**REQUIREMENTS:**
Look through the listing below and give the number of lines that hold "chart". Say nothing more.

**COLLECTED MATERIAL:**
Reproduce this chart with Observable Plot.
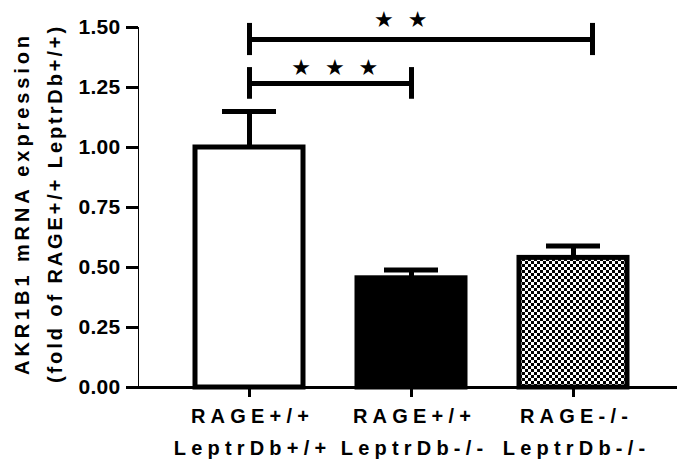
<!DOCTYPE html>
<html><head><meta charset="utf-8">
<script src="https://cdn.jsdelivr.net/npm/d3@7"></script>
<script src="https://cdn.jsdelivr.net/npm/@observablehq/plot@0.6"></script>
<style>
body{margin:0;background:#fff;}
#chart svg{font-family:"Liberation Sans",Arial,sans-serif;font-weight:bold;}
#chart [aria-label^="y-axis"] line, #chart [aria-label^="y-axis"] path,
#chart [aria-label^="x-axis"] line, #chart [aria-label^="x-axis"] path {stroke-width:3px;stroke:#000;}
#chart [aria-label^="y-axis"] text {font-size:21px;letter-spacing:0.3px;fill:#000;}
#chart text[aria-label="xlabel"] {letter-spacing:5.2px;}
#chart text[aria-label="ytitle1"] {letter-spacing:3.9px;}
#chart text[aria-label="ytitle2"] {letter-spacing:2.9px;}
#chart text[aria-label="stars"] {letter-spacing:3.5px;}
</style>
</head><body><div id="chart"></div>
<script>
const groups = ["RAGE+/+ LeptrDb+/+", "RAGE+/+ LeptrDb-/-", "RAGE-/- LeptrDb-/-"];
const labelLine1 = ["RAGE+/+", "RAGE+/+", "RAGE-/-"];
const labelLine2 = ["LeptrDb+/+", "LeptrDb-/-", "LeptrDb-/-"];
const means = [1.00, 0.455, 0.54];
const sems = [0.15, 0.035, 0.05];
const yTicks = [0, 0.25, 0.5, 0.75, 1.0, 1.25, 1.5];
const yTitle = ["AKR1B1 mRNA expression", "(fold of RAGE+/+ LeptrDb+/+)"];
const bracketFrom = [groups[0], groups[0]];
const bracketTo = [groups[1], groups[2]];
const bracketY = [1.267, 1.45];
const bracketHalf = [0.066, 0.067];
const bracketStars = ["★ ★ ★", "★ ★"];
const starY = [1.331, 1.531];

const checkerDefs = () => {
  const defs = d3.create("svg:defs");
  const p = defs.append("pattern").attr("id", "checker").attr("width", 6).attr("height", 6)
    .attr("patternUnits", "userSpaceOnUse");
  p.append("rect").attr("width", 6).attr("height", 6).attr("fill", "white");
  p.append("rect").attr("width", 3).attr("height", 3).attr("fill", "black");
  p.append("rect").attr("x", 3).attr("y", 3).attr("width", 3).attr("height", 3).attr("fill", "black");
  return defs.node();
};

const chart = Plot.plot({
  width: 677,
  height: 471,
  marginTop: 27,
  marginBottom: 84,
  marginLeft: 138,
  marginRight: 0,
  style: {fontFamily: "Liberation Sans, Arial, sans-serif", fontSize: "21px", fontWeight: "bold", background: "white", overflow: "visible"},
  x: {domain: groups, range: [138, 684.5], paddingInner: 0.336, paddingOuter: 0.347, tickSize: 10, tickFormat: () => "", label: null},
  y: {domain: [0, 1.5], ticks: yTicks, tickFormat: d3.format(".2f"), tickSize: 12, tickPadding: 6, label: null, line: true},
  color: {domain: groups, range: ["white", "black", "url(#checker)"]},
  marks: [
    checkerDefs,
    Plot.barY(groups, {x: d => d, y: (d, i) => means[i], fill: d => d, stroke: "black", strokeWidth: 5}),
    Plot.ruleX(groups, {x: d => d, y1: (d, i) => means[i], y2: (d, i) => means[i] + sems[i], stroke: "black", strokeWidth: 5}),
    Plot.tickY(groups, {x: d => d, y: (d, i) => means[i] + sems[i], stroke: "black", strokeWidth: 5, insetLeft: 27, insetRight: 27}),
    Plot.ruleY([0], {stroke: "black", strokeWidth: 3}),
    // brackets
    Plot.ruleY([0], {x1: i => bracketFrom[i], x2: i => bracketTo[i], y: i => bracketY[i], stroke: "black", strokeWidth: 5, insetLeft: 54, insetRight: 54}),
    Plot.ruleY([1], {x1: i => bracketFrom[i], x2: i => bracketTo[i], y: i => bracketY[i], stroke: "black", strokeWidth: 5, insetLeft: 54, insetRight: 35}),
    Plot.ruleX([0, 1], {x: i => bracketFrom[i], y1: i => bracketY[i] - bracketHalf[i], y2: i => bracketY[i] + bracketHalf[i], stroke: "black", strokeWidth: 5}),
    Plot.ruleX([0], {x: i => bracketTo[i], y1: i => bracketY[i] - bracketHalf[i], y2: i => bracketY[i] + bracketHalf[i], stroke: "black", strokeWidth: 5}),
    Plot.ruleX([1], {x: i => bracketTo[i], y1: i => bracketY[i] - bracketHalf[i], y2: i => bracketY[i] + bracketHalf[i], stroke: "black", strokeWidth: 5, dx: 19}),
    Plot.text([0], {x: i => bracketFrom[i], y: i => starY[i], text: i => bracketStars[i], textAnchor: "middle", lineAnchor: "middle", dx: 87, fontFamily: "DejaVu Sans", fontSize: 22, fontWeight: "normal", fill: "black", ariaLabel: () => "stars"}),
    Plot.text([1], {x: i => bracketFrom[i], y: i => starY[i], text: i => bracketStars[i], textAnchor: "middle", lineAnchor: "middle", dx: 153, fontFamily: "DejaVu Sans", fontSize: 22, fontWeight: "normal", fill: "black", ariaLabel: () => "stars"}),
    // x tick labels
    Plot.text(groups, {x: d => d, frameAnchor: "bottom", textAnchor: "middle", lineAnchor: "middle", text: (d, i) => labelLine1[i], dy: 29, dx: 3, fontSize: 20, fill: "black", ariaLabel: () => "xlabel"}),
    Plot.text(groups, {x: d => d, frameAnchor: "bottom", textAnchor: "middle", lineAnchor: "middle", text: (d, i) => labelLine2[i], dy: 61, dx: 3, fontSize: 20, fill: "black", ariaLabel: () => "xlabel"}),
    // y title
    Plot.text([yTitle[0]], {frameAnchor: "left", textAnchor: "middle", lineAnchor: "middle", text: d => d, rotate: -90, dx: -116, dy: -4, fontSize: 20, fill: "black", ariaLabel: () => "ytitle1"}),
    Plot.text([yTitle[1]], {frameAnchor: "left", textAnchor: "middle", lineAnchor: "middle", text: d => d, rotate: -90, dx: -83, dy: -4, fontSize: 20, fill: "black", ariaLabel: () => "ytitle2"})
  ]
});
document.getElementById("chart").append(chart);
</script>
</body></html>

**WRITTEN REPLY:**
12